• Exercise requirements
Retype each line of the material exactly, please, skipping any picture in it.

---+---

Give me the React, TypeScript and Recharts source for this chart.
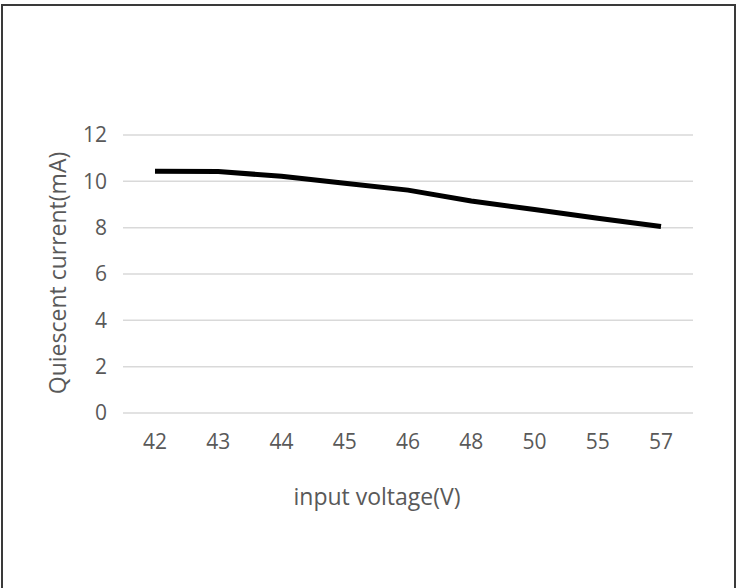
import { LineChart, Line, XAxis, YAxis, CartesianGrid, Label } from "recharts";

// input voltage (V) categories
const voltages = ["42", "43", "44", "45", "46", "48", "50", "55", "57"];
// quiescent current (mA)
const current = [10.44, 10.42, 10.22, 9.92, 9.62, 9.15, 8.78, 8.41, 8.05];
const yTicks = [0, 2, 4, 6, 8, 10, 12];

const data = voltages.map((v, i) => ({ voltage: v, current: current[i] }));

const textColor = "#595959";
const font = "'Open Sans', sans-serif";

export default function App() {
  return (
    <div
      style={{
        position: "fixed",
        left: 0,
        top: 0,
        width: 742,
        height: 588,
        background: "#fff",
        overflow: "hidden",
        fontFamily: font,
      }}
    >
      {/* outer frame, bottom edge runs off the picture */}
      <div
        style={{
          position: "absolute",
          left: 1,
          top: 4,
          width: 731,
          height: 600,
          border: "2px solid #3a3a3a",
        }}
      />
      <div style={{ position: "absolute", left: 0, top: 0 }}>
        <LineChart
          width={742}
          height={588}
          data={data}
          margin={{ top: 135, right: 49, bottom: 75, left: 0 }}
        >
          <CartesianGrid vertical={false} stroke="#d9d9d9" strokeWidth={1.5} />
          <XAxis
            dataKey="voltage"
            height={100}
            padding={{ left: 32, right: 32 }}
            axisLine={false}
            tickLine={false}
            tickSize={0}
            tickMargin={21}
            tick={{ fill: textColor, fontSize: 21, fontFamily: font }}
          >
            <Label
              content={() => (
                <text
                  x={377}
                  y={496}
                  textAnchor="middle"
                  dominantBaseline="central"
                  fill={textColor}
                  fontSize={23}
                  fontFamily={font}
                >
                  input voltage(V)
                </text>
              )}
            />
          </XAxis>
          <YAxis
            width={123}
            domain={[0, 12]}
            ticks={yTicks}
            axisLine={false}
            tickLine={false}
            tickSize={0}
            tickMargin={16}
            tick={{ fill: textColor, fontSize: 21, fontFamily: font }}
          >
            <Label
              content={() => (
                <text
                  x={57}
                  y={273}
                  transform="rotate(-90 57 273)"
                  textAnchor="middle"
                  dominantBaseline="central"
                  fill={textColor}
                  fontSize={23}
                  fontFamily={font}
                >
                  Quiescent current(mA)
                </text>
              )}
            />
          </YAxis>
          <Line
            type="linear"
            dataKey="current"
            stroke="#000"
            strokeWidth={5}
            dot={false}
            activeDot={false}
            isAnimationActive={false}
          />
        </LineChart>
      </div>
    </div>
  );
}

---+---

• Result of this exercise
Give me the React, TypeScript and Recharts source for this chart.
import { LineChart, Line, XAxis, YAxis, CartesianGrid, Label } from "recharts";

// input voltage (V) categories
const voltages = ["42", "43", "44", "45", "46", "48", "50", "55", "57"];
// quiescent current (mA)
const current = [10.44, 10.42, 10.22, 9.92, 9.62, 9.15, 8.78, 8.41, 8.05];
const yTicks = [0, 2, 4, 6, 8, 10, 12];

const data = voltages.map((v, i) => ({ voltage: v, current: current[i] }));

const textColor = "#595959";
const font = "'Open Sans', sans-serif";

export default function App() {
  return (
    <div
      style={{
        position: "fixed",
        left: 0,
        top: 0,
        width: 742,
        height: 588,
        background: "#fff",
        overflow: "hidden",
        fontFamily: font,
      }}
    >
      {/* outer frame, bottom edge runs off the picture */}
      <div
        style={{
          position: "absolute",
          left: 1,
          top: 4,
          width: 731,
          height: 600,
          border: "2px solid #3a3a3a",
        }}
      />
      <div style={{ position: "absolute", left: 0, top: 0 }}>
        <LineChart
          width={742}
          height={588}
          data={data}
          margin={{ top: 135, right: 49, bottom: 75, left: 0 }}
        >
          <CartesianGrid vertical={false} stroke="#d9d9d9" strokeWidth={1.5} />
          <XAxis
            dataKey="voltage"
            height={100}
            padding={{ left: 32, right: 32 }}
            axisLine={false}
            tickLine={false}
            tickSize={0}
            tickMargin={21}
            tick={{ fill: textColor, fontSize: 21, fontFamily: font }}
          >
            <Label
              content={() => (
                <text
                  x={377}
                  y={496}
                  textAnchor="middle"
                  dominantBaseline="central"
                  fill={textColor}
                  fontSize={23}
                  fontFamily={font}
                >
                  input voltage(V)
                </text>
              )}
            />
          </XAxis>
          <YAxis
            width={123}
            domain={[0, 12]}
            ticks={yTicks}
            axisLine={false}
            tickLine={false}
            tickSize={0}
            tickMargin={16}
            tick={{ fill: textColor, fontSize: 21, fontFamily: font }}
          >
            <Label
              content={() => (
                <text
                  x={57}
                  y={273}
                  transform="rotate(-90 57 273)"
                  textAnchor="middle"
                  dominantBaseline="central"
                  fill={textColor}
                  fontSize={23}
                  fontFamily={font}
                >
                  Quiescent current(mA)
                </text>
              )}
            />
          </YAxis>
          <Line
            type="linear"
            dataKey="current"
            stroke="#000"
            strokeWidth={5}
            dot={false}
            activeDot={false}
            isAnimationActive={false}
          />
        </LineChart>
      </div>
    </div>
  );
}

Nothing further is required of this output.